5.1.4. The command for creating template of job script

A command (make_jobscript) to create a template for a job script has been released.
When using the command, use the --gname option to specify the name of the group on which to run the job.

Usage:

[_LNlogin]$ make_jobscript [OPTION ...] --gname groupname

Option

Function

--distribute-common-file path_to_file1,path_to_file2,…

Specify the common files to be read from all compute nodes.

--use-directory path_to_directory1,path_to_directory2,…

Specify the directories used in the job.

--use-spack

Specify if you want to use spack.

--gname groupname

Specify the group name to use in the job.

Descriptions related to options not specified are also output as comments.
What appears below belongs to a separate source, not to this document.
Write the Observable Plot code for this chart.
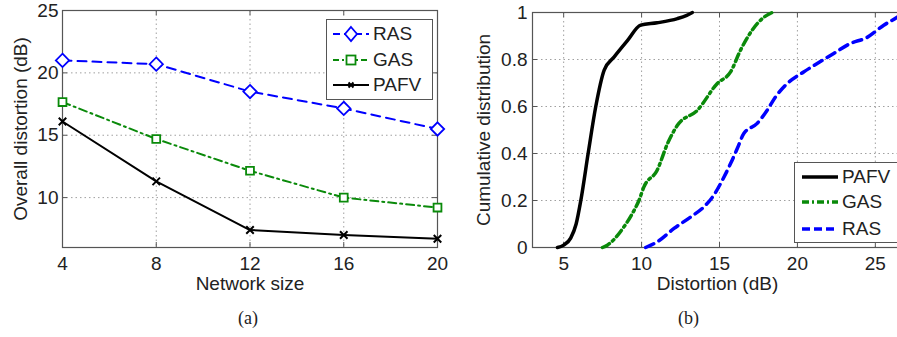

The URL of the reference document is also output, so please refer to it for details.

5.1.5. Job allocation operation

Fugaku uses job allocation to reduce congestion caused by job submission concentrated in a specific resource group.

In job allocation operation, the system periodically moves submitted jobs to another resource group. The job to be moved has a condition, and the system changes the resource group of the submitted job whose condition matches the target resource group. There are no parameter changes other than changes to the execution resource group.

For details of the resource groups for which job allocation operation is being performed and the conditions to be allocated See Resource Groups remarks and the various parameters in the table.

Attention

  • The execution resource group changes when job distribution is applied. Therefore, if you limit the available computing resources per resource group on a per-user basis, you will not be able to control them correctly.